Print the entire listing. Each line must match the original exactly.

[start of Given data]

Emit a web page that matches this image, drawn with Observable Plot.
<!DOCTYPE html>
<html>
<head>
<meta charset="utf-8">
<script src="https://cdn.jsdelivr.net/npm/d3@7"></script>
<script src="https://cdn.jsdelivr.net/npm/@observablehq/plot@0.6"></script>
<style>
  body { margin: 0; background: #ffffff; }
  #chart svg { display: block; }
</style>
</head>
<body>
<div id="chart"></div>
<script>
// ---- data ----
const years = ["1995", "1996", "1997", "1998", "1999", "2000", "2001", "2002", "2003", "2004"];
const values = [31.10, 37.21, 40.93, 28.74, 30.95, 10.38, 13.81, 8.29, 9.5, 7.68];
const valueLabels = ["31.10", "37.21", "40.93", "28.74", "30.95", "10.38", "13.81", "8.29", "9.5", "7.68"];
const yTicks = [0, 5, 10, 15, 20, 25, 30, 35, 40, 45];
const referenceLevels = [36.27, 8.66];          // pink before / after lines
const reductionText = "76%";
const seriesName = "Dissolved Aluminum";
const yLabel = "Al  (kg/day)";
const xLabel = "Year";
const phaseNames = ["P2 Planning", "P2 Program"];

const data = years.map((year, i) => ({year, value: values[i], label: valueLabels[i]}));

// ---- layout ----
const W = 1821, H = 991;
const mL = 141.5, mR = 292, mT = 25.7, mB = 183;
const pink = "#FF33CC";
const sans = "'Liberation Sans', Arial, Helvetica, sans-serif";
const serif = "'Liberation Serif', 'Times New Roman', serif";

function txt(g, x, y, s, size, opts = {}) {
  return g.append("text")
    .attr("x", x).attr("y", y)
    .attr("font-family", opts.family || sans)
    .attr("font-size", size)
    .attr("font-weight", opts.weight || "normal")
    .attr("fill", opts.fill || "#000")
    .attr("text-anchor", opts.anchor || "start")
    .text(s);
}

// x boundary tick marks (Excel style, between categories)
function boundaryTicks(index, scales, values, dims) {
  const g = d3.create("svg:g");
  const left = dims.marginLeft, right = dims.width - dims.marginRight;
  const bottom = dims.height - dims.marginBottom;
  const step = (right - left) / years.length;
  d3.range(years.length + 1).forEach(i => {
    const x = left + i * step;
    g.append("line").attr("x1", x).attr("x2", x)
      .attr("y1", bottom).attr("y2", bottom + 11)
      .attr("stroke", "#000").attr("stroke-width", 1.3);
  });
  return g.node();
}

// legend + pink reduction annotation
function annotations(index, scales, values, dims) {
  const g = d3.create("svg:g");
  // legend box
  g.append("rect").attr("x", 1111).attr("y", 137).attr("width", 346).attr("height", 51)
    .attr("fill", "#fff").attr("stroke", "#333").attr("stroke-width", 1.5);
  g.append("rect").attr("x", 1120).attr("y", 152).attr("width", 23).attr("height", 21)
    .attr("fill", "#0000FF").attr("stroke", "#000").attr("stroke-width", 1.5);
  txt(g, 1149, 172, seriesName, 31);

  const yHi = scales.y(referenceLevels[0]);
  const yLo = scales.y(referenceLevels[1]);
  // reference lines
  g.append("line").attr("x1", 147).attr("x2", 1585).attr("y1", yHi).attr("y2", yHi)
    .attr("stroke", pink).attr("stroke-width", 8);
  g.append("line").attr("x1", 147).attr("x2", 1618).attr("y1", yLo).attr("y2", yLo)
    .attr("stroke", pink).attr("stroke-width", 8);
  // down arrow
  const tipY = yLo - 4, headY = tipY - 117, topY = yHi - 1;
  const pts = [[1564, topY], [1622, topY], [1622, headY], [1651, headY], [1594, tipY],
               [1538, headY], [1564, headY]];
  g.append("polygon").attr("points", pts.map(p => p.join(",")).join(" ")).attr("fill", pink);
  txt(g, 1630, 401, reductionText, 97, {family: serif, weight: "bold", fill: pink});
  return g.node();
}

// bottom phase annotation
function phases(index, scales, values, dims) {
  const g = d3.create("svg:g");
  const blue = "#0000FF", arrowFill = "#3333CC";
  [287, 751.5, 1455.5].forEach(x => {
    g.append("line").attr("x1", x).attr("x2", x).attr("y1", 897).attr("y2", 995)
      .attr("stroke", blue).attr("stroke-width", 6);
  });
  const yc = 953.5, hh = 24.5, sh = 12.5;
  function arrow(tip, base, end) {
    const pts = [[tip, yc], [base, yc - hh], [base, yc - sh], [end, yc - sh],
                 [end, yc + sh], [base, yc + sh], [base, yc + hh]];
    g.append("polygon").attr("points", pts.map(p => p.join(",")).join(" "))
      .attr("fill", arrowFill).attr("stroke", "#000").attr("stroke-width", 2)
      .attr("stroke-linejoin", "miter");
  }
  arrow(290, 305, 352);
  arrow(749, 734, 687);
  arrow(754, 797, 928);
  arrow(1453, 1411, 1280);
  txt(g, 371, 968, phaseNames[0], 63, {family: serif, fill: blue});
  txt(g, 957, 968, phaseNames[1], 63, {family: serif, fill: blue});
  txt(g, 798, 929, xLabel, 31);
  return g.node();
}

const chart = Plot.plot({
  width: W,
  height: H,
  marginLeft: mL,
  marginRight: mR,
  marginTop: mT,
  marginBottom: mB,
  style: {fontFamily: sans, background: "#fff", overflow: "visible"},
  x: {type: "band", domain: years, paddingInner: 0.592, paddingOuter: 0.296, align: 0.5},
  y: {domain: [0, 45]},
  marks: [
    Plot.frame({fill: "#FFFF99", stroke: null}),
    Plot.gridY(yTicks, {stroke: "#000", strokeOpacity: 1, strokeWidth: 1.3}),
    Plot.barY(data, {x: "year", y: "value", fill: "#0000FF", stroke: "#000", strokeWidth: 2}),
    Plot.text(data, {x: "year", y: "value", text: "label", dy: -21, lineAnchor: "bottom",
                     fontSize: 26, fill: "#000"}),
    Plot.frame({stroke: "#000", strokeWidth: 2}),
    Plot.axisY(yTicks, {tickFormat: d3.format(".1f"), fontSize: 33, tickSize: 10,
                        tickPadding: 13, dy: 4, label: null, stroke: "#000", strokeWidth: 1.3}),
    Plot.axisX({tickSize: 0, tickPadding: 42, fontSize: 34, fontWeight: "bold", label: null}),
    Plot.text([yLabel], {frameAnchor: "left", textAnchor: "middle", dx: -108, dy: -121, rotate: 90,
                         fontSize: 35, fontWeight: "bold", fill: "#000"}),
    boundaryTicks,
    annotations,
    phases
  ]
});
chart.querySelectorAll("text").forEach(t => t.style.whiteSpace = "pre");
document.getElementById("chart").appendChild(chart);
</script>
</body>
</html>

[end of Given data]

Output below
Emit a web page that matches this image, drawn with Observable Plot.
<!DOCTYPE html>
<html>
<head>
<meta charset="utf-8">
<script src="https://cdn.jsdelivr.net/npm/d3@7"></script>
<script src="https://cdn.jsdelivr.net/npm/@observablehq/plot@0.6"></script>
<style>
  body { margin: 0; background: #ffffff; }
  #chart svg { display: block; }
</style>
</head>
<body>
<div id="chart"></div>
<script>
// ---- data ----
const years = ["1995", "1996", "1997", "1998", "1999", "2000", "2001", "2002", "2003", "2004"];
const values = [31.10, 37.21, 40.93, 28.74, 30.95, 10.38, 13.81, 8.29, 9.5, 7.68];
const valueLabels = ["31.10", "37.21", "40.93", "28.74", "30.95", "10.38", "13.81", "8.29", "9.5", "7.68"];
const yTicks = [0, 5, 10, 15, 20, 25, 30, 35, 40, 45];
const referenceLevels = [36.27, 8.66];          // pink before / after lines
const reductionText = "76%";
const seriesName = "Dissolved Aluminum";
const yLabel = "Al  (kg/day)";
const xLabel = "Year";
const phaseNames = ["P2 Planning", "P2 Program"];

const data = years.map((year, i) => ({year, value: values[i], label: valueLabels[i]}));

// ---- layout ----
const W = 1821, H = 991;
const mL = 141.5, mR = 292, mT = 25.7, mB = 183;
const pink = "#FF33CC";
const sans = "'Liberation Sans', Arial, Helvetica, sans-serif";
const serif = "'Liberation Serif', 'Times New Roman', serif";

function txt(g, x, y, s, size, opts = {}) {
  return g.append("text")
    .attr("x", x).attr("y", y)
    .attr("font-family", opts.family || sans)
    .attr("font-size", size)
    .attr("font-weight", opts.weight || "normal")
    .attr("fill", opts.fill || "#000")
    .attr("text-anchor", opts.anchor || "start")
    .text(s);
}

// x boundary tick marks (Excel style, between categories)
function boundaryTicks(index, scales, values, dims) {
  const g = d3.create("svg:g");
  const left = dims.marginLeft, right = dims.width - dims.marginRight;
  const bottom = dims.height - dims.marginBottom;
  const step = (right - left) / years.length;
  d3.range(years.length + 1).forEach(i => {
    const x = left + i * step;
    g.append("line").attr("x1", x).attr("x2", x)
      .attr("y1", bottom).attr("y2", bottom + 11)
      .attr("stroke", "#000").attr("stroke-width", 1.3);
  });
  return g.node();
}

// legend + pink reduction annotation
function annotations(index, scales, values, dims) {
  const g = d3.create("svg:g");
  // legend box
  g.append("rect").attr("x", 1111).attr("y", 137).attr("width", 346).attr("height", 51)
    .attr("fill", "#fff").attr("stroke", "#333").attr("stroke-width", 1.5);
  g.append("rect").attr("x", 1120).attr("y", 152).attr("width", 23).attr("height", 21)
    .attr("fill", "#0000FF").attr("stroke", "#000").attr("stroke-width", 1.5);
  txt(g, 1149, 172, seriesName, 31);

  const yHi = scales.y(referenceLevels[0]);
  const yLo = scales.y(referenceLevels[1]);
  // reference lines
  g.append("line").attr("x1", 147).attr("x2", 1585).attr("y1", yHi).attr("y2", yHi)
    .attr("stroke", pink).attr("stroke-width", 8);
  g.append("line").attr("x1", 147).attr("x2", 1618).attr("y1", yLo).attr("y2", yLo)
    .attr("stroke", pink).attr("stroke-width", 8);
  // down arrow
  const tipY = yLo - 4, headY = tipY - 117, topY = yHi - 1;
  const pts = [[1564, topY], [1622, topY], [1622, headY], [1651, headY], [1594, tipY],
               [1538, headY], [1564, headY]];
  g.append("polygon").attr("points", pts.map(p => p.join(",")).join(" ")).attr("fill", pink);
  txt(g, 1630, 401, reductionText, 97, {family: serif, weight: "bold", fill: pink});
  return g.node();
}

// bottom phase annotation
function phases(index, scales, values, dims) {
  const g = d3.create("svg:g");
  const blue = "#0000FF", arrowFill = "#3333CC";
  [287, 751.5, 1455.5].forEach(x => {
    g.append("line").attr("x1", x).attr("x2", x).attr("y1", 897).attr("y2", 995)
      .attr("stroke", blue).attr("stroke-width", 6);
  });
  const yc = 953.5, hh = 24.5, sh = 12.5;
  function arrow(tip, base, end) {
    const pts = [[tip, yc], [base, yc - hh], [base, yc - sh], [end, yc - sh],
                 [end, yc + sh], [base, yc + sh], [base, yc + hh]];
    g.append("polygon").attr("points", pts.map(p => p.join(",")).join(" "))
      .attr("fill", arrowFill).attr("stroke", "#000").attr("stroke-width", 2)
      .attr("stroke-linejoin", "miter");
  }
  arrow(290, 305, 352);
  arrow(749, 734, 687);
  arrow(754, 797, 928);
  arrow(1453, 1411, 1280);
  txt(g, 371, 968, phaseNames[0], 63, {family: serif, fill: blue});
  txt(g, 957, 968, phaseNames[1], 63, {family: serif, fill: blue});
  txt(g, 798, 929, xLabel, 31);
  return g.node();
}

const chart = Plot.plot({
  width: W,
  height: H,
  marginLeft: mL,
  marginRight: mR,
  marginTop: mT,
  marginBottom: mB,
  style: {fontFamily: sans, background: "#fff", overflow: "visible"},
  x: {type: "band", domain: years, paddingInner: 0.592, paddingOuter: 0.296, align: 0.5},
  y: {domain: [0, 45]},
  marks: [
    Plot.frame({fill: "#FFFF99", stroke: null}),
    Plot.gridY(yTicks, {stroke: "#000", strokeOpacity: 1, strokeWidth: 1.3}),
    Plot.barY(data, {x: "year", y: "value", fill: "#0000FF", stroke: "#000", strokeWidth: 2}),
    Plot.text(data, {x: "year", y: "value", text: "label", dy: -21, lineAnchor: "bottom",
                     fontSize: 26, fill: "#000"}),
    Plot.frame({stroke: "#000", strokeWidth: 2}),
    Plot.axisY(yTicks, {tickFormat: d3.format(".1f"), fontSize: 33, tickSize: 10,
                        tickPadding: 13, dy: 4, label: null, stroke: "#000", strokeWidth: 1.3}),
    Plot.axisX({tickSize: 0, tickPadding: 42, fontSize: 34, fontWeight: "bold", label: null}),
    Plot.text([yLabel], {frameAnchor: "left", textAnchor: "middle", dx: -108, dy: -121, rotate: 90,
                         fontSize: 35, fontWeight: "bold", fill: "#000"}),
    boundaryTicks,
    annotations,
    phases
  ]
});
chart.querySelectorAll("text").forEach(t => t.style.whiteSpace = "pre");
document.getElementById("chart").appendChild(chart);
</script>
</body>
</html>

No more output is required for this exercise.